Two days ago, I’d have said that if Johnson got to the members then he won. Polls of members (a pretty inexact science) indicated he led Sunak three-to-two. But that was a hypothetical. Now we’re facing a changed situation, with new information. But the wall of hostility Johnson has encountered, from former diehard loyalists like Suella Braverman and Brexit spartans like Steve Baker, will be noticed by Tory members. They will also notice that, 24 hours after his team claimed to have 100 names, they can only name 60 of them. Who are the rest?

This matters. If Johnson is already misleading people before he has even declared – or if his team was so chaotic that someone misled on his behalf but without his knowledge – then what does that say about Boris V2?  Nothing says ‘I’ve changed’ more than lying about the number of solid campaign backers. This is precisely what led to the Chris Pincher debacle, and the situation where ministers could not repeat No. 10 pledges on radio because even they could not trust them. We have gone back to the bad old days, before Johnson has even declared for leader.

Tory members will notice this. They will also know that his campaigning prowess has blunted a bit – the below chart shows that all PMs steadily cede popularity, and Johnson went through his pretty quickly. 

Again, Tory members are not the imbeciles that they are commonly made out to be. And you can’t blame them for Liz Truss. If they had a full choice last time, polls show they’d have gone for Kemi Badenoch – but they were given a stitch-up by the MPs and that got up their nose. Even then, Sunak won 43 per cent of the vote: he just needed another 7 per cent. 

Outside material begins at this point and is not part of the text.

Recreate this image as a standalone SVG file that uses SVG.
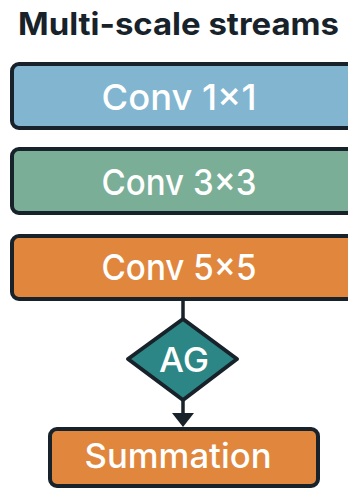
<svg xmlns="http://www.w3.org/2000/svg" width="348" height="490" viewBox="0 0 348 490">
  <style>
    .box { stroke: #18222a; stroke-width: 4; }
    .lbl { font-family: Inter, "Liberation Sans", Arial, sans-serif; font-weight: 500; fill: #ffffff; text-anchor: middle; }
    .title { font-family: Inter, "Liberation Sans", Arial, sans-serif; font-weight: 700; fill: #18222a; }
    .wire { stroke: #18222a; stroke-width: 3.5; fill: none; }
  </style>
  <rect width="348" height="490" fill="#ffffff"/>

  <text class="title" x="18" y="35" font-size="31" textLength="321" lengthAdjust="spacingAndGlyphs">Multi-scale streams</text>

  <g id="connectors">
    <line class="wire" x1="183" y1="300" x2="183" y2="320"/>
    <line class="wire" x1="183" y1="400" x2="183" y2="413"/>
    <path d="M172,413 L194,413 L183,427 Z" fill="#18222a"/>
  </g>

  <g id="conv1x1">
    <rect class="box" x="12" y="64" width="360" height="64" rx="7" fill="#81b5d0"/>
    <text class="lbl" x="179" y="110" font-size="36" textLength="155" lengthAdjust="spacingAndGlyphs">Conv 1×1</text>
  </g>

  <g id="conv3x3">
    <rect class="box" x="12" y="149" width="360" height="64" rx="7" fill="#7aae96"/>
    <text class="lbl" x="179" y="195" font-size="36" textLength="155" lengthAdjust="spacingAndGlyphs">Conv 3×3</text>
  </g>

  <g id="conv5x5">
    <rect class="box" x="12" y="236" width="360" height="63" rx="7" fill="#e0873d"/>
    <text class="lbl" x="179" y="280" font-size="36" textLength="155" lengthAdjust="spacingAndGlyphs">Conv 5×5</text>
  </g>

  <g id="ag">
    <path class="box" d="M183,319 L237,359 L183,400 L128,359 Z" stroke-linejoin="round" fill="#2c8685"/>
    <text class="lbl" x="184" y="372" font-size="34" font-weight="700" textLength="50" lengthAdjust="spacingAndGlyphs">AG</text>
  </g>

  <g id="summation">
    <rect class="box" x="50" y="429" width="268" height="57" rx="7" fill="#e0873d"/>
    <text class="lbl" x="178" y="468" font-size="34" textLength="187" lengthAdjust="spacingAndGlyphs">Summation</text>
  </g>
</svg>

So I no longer believe that Johnson is likely to win in a members’ vote against Sunak. Tory members are not the suicide cult of their caricature. If MPs go heavily for Sunak, they’ll factor that in. There are, still, many variables in this race – there are about 100 MPs whose intentions we don’t know. Anything can still happen. But the Tory MPs refusing to recognise the result of their own party’s election result is, I’d say, one of the few outcomes that we can rule out.